Reproduce each line of the material exactly, minus any picture.

+ + +

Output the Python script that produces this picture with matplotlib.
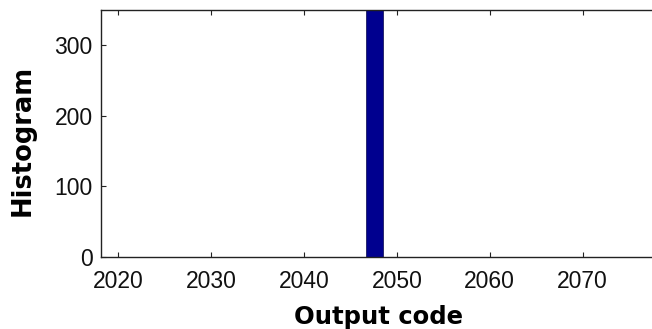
import matplotlib
matplotlib.use("Agg")
import matplotlib.pyplot as plt

# histogram of ADC output codes (single occupied bin)
bin_centers = [2047.6]
bin_counts = [4096]
bin_width = 1.86

x_ticks = [2020, 2030, 2040, 2050, 2060, 2070]
y_ticks = [0, 100, 200, 300]

fig = plt.figure(figsize=(6.52, 3.29), dpi=100, facecolor="white")
ax = fig.add_axes([101 / 652, 72 / 329, 556 / 652, 247 / 329])

ax.bar(bin_centers, bin_counts, width=bin_width, color="#00008f",
       edgecolor="#1a1a60", linewidth=0.6)

ax.set_xlim(2018.15, 2078)
ax.set_ylim(0, 350)
ax.set_xticks(x_ticks)
ax.set_yticks(y_ticks)

for s in ax.spines.values():
    s.set_linewidth(1.0)
    s.set_color("#222222")

ax.tick_params(direction="in", length=3.6, width=0.8, top=True, right=True,
               colors="#222222", labelcolor="#111111", labelsize=16.5)
ax.tick_params(axis="x", pad=9)
ax.tick_params(axis="y", pad=6)
for lab in ax.get_xticklabels() + ax.get_yticklabels():
    lab.set_family("Liberation Sans")

ax.set_xlabel("Output code", fontsize=17.5, fontweight="bold",
              family="DejaVu Sans", labelpad=9)
ax.set_ylabel("Histogram", fontsize=18.5, fontweight="bold",
              family="DejaVu Sans", labelpad=11)
ax.yaxis.set_label_coords(-0.118, 0.47)

fig.savefig("out.png", dpi=100)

+ + +

[Final answer]:
Output the Python script that produces this picture with matplotlib.
import matplotlib
matplotlib.use("Agg")
import matplotlib.pyplot as plt

# histogram of ADC output codes (single occupied bin)
bin_centers = [2047.6]
bin_counts = [4096]
bin_width = 1.86

x_ticks = [2020, 2030, 2040, 2050, 2060, 2070]
y_ticks = [0, 100, 200, 300]

fig = plt.figure(figsize=(6.52, 3.29), dpi=100, facecolor="white")
ax = fig.add_axes([101 / 652, 72 / 329, 556 / 652, 247 / 329])

ax.bar(bin_centers, bin_counts, width=bin_width, color="#00008f",
       edgecolor="#1a1a60", linewidth=0.6)

ax.set_xlim(2018.15, 2078)
ax.set_ylim(0, 350)
ax.set_xticks(x_ticks)
ax.set_yticks(y_ticks)

for s in ax.spines.values():
    s.set_linewidth(1.0)
    s.set_color("#222222")

ax.tick_params(direction="in", length=3.6, width=0.8, top=True, right=True,
               colors="#222222", labelcolor="#111111", labelsize=16.5)
ax.tick_params(axis="x", pad=9)
ax.tick_params(axis="y", pad=6)
for lab in ax.get_xticklabels() + ax.get_yticklabels():
    lab.set_family("Liberation Sans")

ax.set_xlabel("Output code", fontsize=17.5, fontweight="bold",
              family="DejaVu Sans", labelpad=9)
ax.set_ylabel("Histogram", fontsize=18.5, fontweight="bold",
              family="DejaVu Sans", labelpad=11)
ax.yaxis.set_label_coords(-0.118, 0.47)

fig.savefig("out.png", dpi=100)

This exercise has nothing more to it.